■ Work required
Everything from the first line down to the line containing "const canvasRef = useRef<HTMLCanvasElement>(null)" is to be retyped exactly, both ends included, with pictures left out.

■ Data block

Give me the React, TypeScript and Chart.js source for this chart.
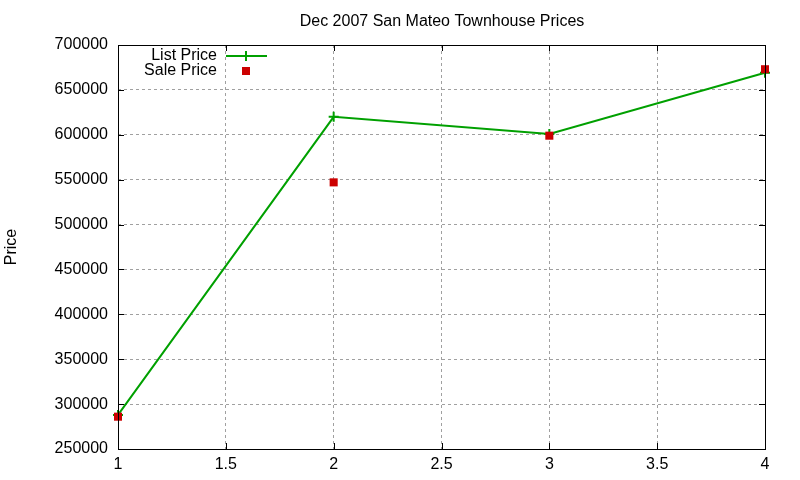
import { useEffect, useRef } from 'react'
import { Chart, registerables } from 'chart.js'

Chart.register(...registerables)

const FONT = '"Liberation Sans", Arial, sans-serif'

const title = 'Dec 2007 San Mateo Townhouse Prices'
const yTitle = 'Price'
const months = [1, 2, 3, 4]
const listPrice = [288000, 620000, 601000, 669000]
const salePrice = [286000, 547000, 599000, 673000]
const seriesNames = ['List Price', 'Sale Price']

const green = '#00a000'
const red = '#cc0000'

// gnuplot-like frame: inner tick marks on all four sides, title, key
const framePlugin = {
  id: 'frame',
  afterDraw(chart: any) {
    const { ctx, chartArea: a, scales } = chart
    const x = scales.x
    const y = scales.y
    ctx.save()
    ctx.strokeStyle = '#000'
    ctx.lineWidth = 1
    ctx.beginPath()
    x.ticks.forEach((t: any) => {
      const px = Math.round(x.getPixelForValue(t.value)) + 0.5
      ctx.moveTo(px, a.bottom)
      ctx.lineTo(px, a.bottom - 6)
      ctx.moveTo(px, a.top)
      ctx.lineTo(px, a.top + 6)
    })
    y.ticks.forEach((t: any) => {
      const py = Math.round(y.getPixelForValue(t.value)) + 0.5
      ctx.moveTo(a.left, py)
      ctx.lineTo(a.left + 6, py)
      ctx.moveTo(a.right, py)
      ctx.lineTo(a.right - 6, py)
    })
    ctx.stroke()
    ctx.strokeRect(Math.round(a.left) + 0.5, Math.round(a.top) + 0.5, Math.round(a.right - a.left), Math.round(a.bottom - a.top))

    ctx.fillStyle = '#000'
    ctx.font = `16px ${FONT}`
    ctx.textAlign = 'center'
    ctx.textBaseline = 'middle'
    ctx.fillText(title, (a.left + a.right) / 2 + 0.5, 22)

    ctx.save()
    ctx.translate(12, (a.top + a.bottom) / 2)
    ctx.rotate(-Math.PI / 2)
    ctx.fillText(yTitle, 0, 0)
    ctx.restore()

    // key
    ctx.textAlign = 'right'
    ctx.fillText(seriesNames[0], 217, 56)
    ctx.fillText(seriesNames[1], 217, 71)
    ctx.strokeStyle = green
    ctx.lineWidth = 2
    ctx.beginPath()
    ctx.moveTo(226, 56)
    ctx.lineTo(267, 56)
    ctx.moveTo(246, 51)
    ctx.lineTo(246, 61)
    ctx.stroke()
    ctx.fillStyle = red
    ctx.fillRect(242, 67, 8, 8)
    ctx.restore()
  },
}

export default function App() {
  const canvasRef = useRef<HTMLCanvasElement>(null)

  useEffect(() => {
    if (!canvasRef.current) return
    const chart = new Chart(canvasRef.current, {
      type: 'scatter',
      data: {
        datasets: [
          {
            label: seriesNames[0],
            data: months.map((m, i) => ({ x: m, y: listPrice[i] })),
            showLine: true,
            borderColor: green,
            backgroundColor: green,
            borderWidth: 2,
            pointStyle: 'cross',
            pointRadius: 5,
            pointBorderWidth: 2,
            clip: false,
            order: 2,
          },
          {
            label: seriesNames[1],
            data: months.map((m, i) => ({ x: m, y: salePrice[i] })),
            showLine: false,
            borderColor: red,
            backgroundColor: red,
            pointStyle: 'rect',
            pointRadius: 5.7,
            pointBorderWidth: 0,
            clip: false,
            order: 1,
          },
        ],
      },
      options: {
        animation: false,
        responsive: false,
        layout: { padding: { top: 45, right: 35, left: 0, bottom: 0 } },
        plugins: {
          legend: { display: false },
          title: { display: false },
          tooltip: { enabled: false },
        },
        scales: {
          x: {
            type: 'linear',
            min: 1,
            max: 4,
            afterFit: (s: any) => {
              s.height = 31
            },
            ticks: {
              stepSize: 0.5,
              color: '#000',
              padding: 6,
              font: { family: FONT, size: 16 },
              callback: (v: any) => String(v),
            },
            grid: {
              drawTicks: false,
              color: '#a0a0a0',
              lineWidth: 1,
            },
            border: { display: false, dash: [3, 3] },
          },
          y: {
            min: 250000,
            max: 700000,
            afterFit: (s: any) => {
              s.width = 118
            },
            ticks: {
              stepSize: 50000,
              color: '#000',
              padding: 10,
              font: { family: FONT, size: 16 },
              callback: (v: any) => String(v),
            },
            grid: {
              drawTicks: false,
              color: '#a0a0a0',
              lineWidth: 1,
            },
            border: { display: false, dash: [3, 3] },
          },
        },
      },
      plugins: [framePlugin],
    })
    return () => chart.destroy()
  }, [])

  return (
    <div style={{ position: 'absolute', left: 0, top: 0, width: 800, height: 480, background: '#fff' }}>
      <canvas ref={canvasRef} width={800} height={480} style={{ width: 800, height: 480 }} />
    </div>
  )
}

■ The solution
Give me the React, TypeScript and Chart.js source for this chart.
import { useEffect, useRef } from 'react'
import { Chart, registerables } from 'chart.js'

Chart.register(...registerables)

const FONT = '"Liberation Sans", Arial, sans-serif'

const title = 'Dec 2007 San Mateo Townhouse Prices'
const yTitle = 'Price'
const months = [1, 2, 3, 4]
const listPrice = [288000, 620000, 601000, 669000]
const salePrice = [286000, 547000, 599000, 673000]
const seriesNames = ['List Price', 'Sale Price']

const green = '#00a000'
const red = '#cc0000'

// gnuplot-like frame: inner tick marks on all four sides, title, key
const framePlugin = {
  id: 'frame',
  afterDraw(chart: any) {
    const { ctx, chartArea: a, scales } = chart
    const x = scales.x
    const y = scales.y
    ctx.save()
    ctx.strokeStyle = '#000'
    ctx.lineWidth = 1
    ctx.beginPath()
    x.ticks.forEach((t: any) => {
      const px = Math.round(x.getPixelForValue(t.value)) + 0.5
      ctx.moveTo(px, a.bottom)
      ctx.lineTo(px, a.bottom - 6)
      ctx.moveTo(px, a.top)
      ctx.lineTo(px, a.top + 6)
    })
    y.ticks.forEach((t: any) => {
      const py = Math.round(y.getPixelForValue(t.value)) + 0.5
      ctx.moveTo(a.left, py)
      ctx.lineTo(a.left + 6, py)
      ctx.moveTo(a.right, py)
      ctx.lineTo(a.right - 6, py)
    })
    ctx.stroke()
    ctx.strokeRect(Math.round(a.left) + 0.5, Math.round(a.top) + 0.5, Math.round(a.right - a.left), Math.round(a.bottom - a.top))

    ctx.fillStyle = '#000'
    ctx.font = `16px ${FONT}`
    ctx.textAlign = 'center'
    ctx.textBaseline = 'middle'
    ctx.fillText(title, (a.left + a.right) / 2 + 0.5, 22)

    ctx.save()
    ctx.translate(12, (a.top + a.bottom) / 2)
    ctx.rotate(-Math.PI / 2)
    ctx.fillText(yTitle, 0, 0)
    ctx.restore()

    // key
    ctx.textAlign = 'right'
    ctx.fillText(seriesNames[0], 217, 56)
    ctx.fillText(seriesNames[1], 217, 71)
    ctx.strokeStyle = green
    ctx.lineWidth = 2
    ctx.beginPath()
    ctx.moveTo(226, 56)
    ctx.lineTo(267, 56)
    ctx.moveTo(246, 51)
    ctx.lineTo(246, 61)
    ctx.stroke()
    ctx.fillStyle = red
    ctx.fillRect(242, 67, 8, 8)
    ctx.restore()
  },
}

export default function App() {
  const canvasRef = useRef<HTMLCanvasElement>(null)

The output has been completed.